━━━━━ Stored data

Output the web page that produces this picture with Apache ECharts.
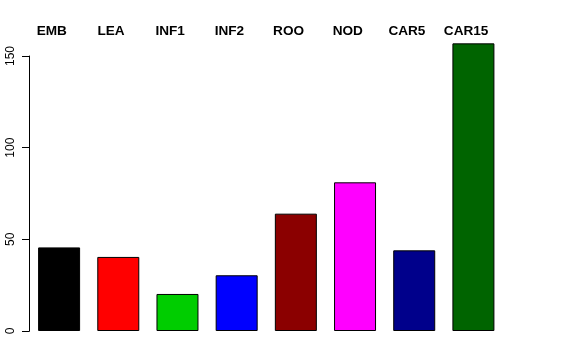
<!DOCTYPE html>
<html>
<head>
<meta charset="utf-8">
<script src="https://cdn.jsdelivr.net/npm/echarts@6/dist/echarts.min.js"></script>
<style>html,body{margin:0;padding:0;background:#fff;}#c{width:576px;height:360px;}</style>
</head>
<body>
<div id="c"></div>
<script>
var categories = ["EMB", "LEA", "INF1", "INF2", "ROO", "NOD", "CAR5", "CAR15"];
var values = [45.6, 40.4, 20.2, 30.4, 64.0, 81.1, 44.0, 156.9];
var colors = ["#000000", "#FF0000", "#00CD00", "#0000FF", "#8B0000", "#FF00FF", "#00008B", "#006400"];
var yTicks = [0, 50, 100, 150];

var chart = echarts.init(document.getElementById('c'), null, {renderer: 'canvas'});
chart.setOption({
  animation: false,
  backgroundColor: '#ffffff',
  grid: [
    {left: 29.5, width: 473.5, top: 56, bottom: 29, containLabel: false},
    {left: 22.2, width: 473.5, top: 56, height: 10, containLabel: false}
  ],
  xAxis: [{
    type: 'category',
    gridIndex: 0,
    data: categories,
    axisLine: {show: false},
    axisTick: {show: false},
    axisLabel: {show: false}
  }, {
    type: 'category',
    gridIndex: 1,
    position: 'top',
    data: categories,
    axisLine: {show: false},
    axisTick: {show: false},
    axisLabel: {
      margin: 18,
      fontFamily: 'Liberation Sans, Arial, sans-serif',
      fontWeight: 'bold',
      fontSize: 13.6,
      color: '#000'
    }
  }],
  yAxis: [{
    type: 'value',
    gridIndex: 0,
    min: yTicks[0],
    max: yTicks[yTicks.length - 1],
    interval: 50,
    splitLine: {show: false},
    axisLine: {show: true, lineStyle: {color: '#000', width: 1}},
    axisTick: {show: true, length: 7.5, lineStyle: {color: '#000'}},
    axisLabel: {
      rotate: 90,
      margin: 13,
      fontFamily: 'Liberation Sans, Arial, sans-serif',
      fontSize: 12,
      color: '#000'
    }
  }, {
    type: 'value',
    gridIndex: 1,
    show: false
  }],
  series: [{
    type: 'bar',
    xAxisIndex: 0,
    yAxisIndex: 0,
    clip: false,
    barWidth: 42,
    data: values.map(function (v, i) {
      return {value: v, itemStyle: {color: colors[i]}};
    }),
    itemStyle: {borderColor: '#000', borderWidth: 1}
  }]
});
</script>
</body>
</html>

━━━━━━━━━━

Short exercise:
Replicate the material above verbatim; images stay out of the copy.

Answer to this problem:
Output the web page that produces this picture with Apache ECharts.
<!DOCTYPE html>
<html>
<head>
<meta charset="utf-8">
<script src="https://cdn.jsdelivr.net/npm/echarts@6/dist/echarts.min.js"></script>
<style>html,body{margin:0;padding:0;background:#fff;}#c{width:576px;height:360px;}</style>
</head>
<body>
<div id="c"></div>
<script>
var categories = ["EMB", "LEA", "INF1", "INF2", "ROO", "NOD", "CAR5", "CAR15"];
var values = [45.6, 40.4, 20.2, 30.4, 64.0, 81.1, 44.0, 156.9];
var colors = ["#000000", "#FF0000", "#00CD00", "#0000FF", "#8B0000", "#FF00FF", "#00008B", "#006400"];
var yTicks = [0, 50, 100, 150];

var chart = echarts.init(document.getElementById('c'), null, {renderer: 'canvas'});
chart.setOption({
  animation: false,
  backgroundColor: '#ffffff',
  grid: [
    {left: 29.5, width: 473.5, top: 56, bottom: 29, containLabel: false},
    {left: 22.2, width: 473.5, top: 56, height: 10, containLabel: false}
  ],
  xAxis: [{
    type: 'category',
    gridIndex: 0,
    data: categories,
    axisLine: {show: false},
    axisTick: {show: false},
    axisLabel: {show: false}
  }, {
    type: 'category',
    gridIndex: 1,
    position: 'top',
    data: categories,
    axisLine: {show: false},
    axisTick: {show: false},
    axisLabel: {
      margin: 18,
      fontFamily: 'Liberation Sans, Arial, sans-serif',
      fontWeight: 'bold',
      fontSize: 13.6,
      color: '#000'
    }
  }],
  yAxis: [{
    type: 'value',
    gridIndex: 0,
    min: yTicks[0],
    max: yTicks[yTicks.length - 1],
    interval: 50,
    splitLine: {show: false},
    axisLine: {show: true, lineStyle: {color: '#000', width: 1}},
    axisTick: {show: true, length: 7.5, lineStyle: {color: '#000'}},
    axisLabel: {
      rotate: 90,
      margin: 13,
      fontFamily: 'Liberation Sans, Arial, sans-serif',
      fontSize: 12,
      color: '#000'
    }
  }, {
    type: 'value',
    gridIndex: 1,
    show: false
  }],
  series: [{
    type: 'bar',
    xAxisIndex: 0,
    yAxisIndex: 0,
    clip: false,
    barWidth: 42,
    data: values.map(function (v, i) {
      return {value: v, itemStyle: {color: colors[i]}};
    }),
    itemStyle: {borderColor: '#000', borderWidth: 1}
  }]
});
</script>
</body>
</html>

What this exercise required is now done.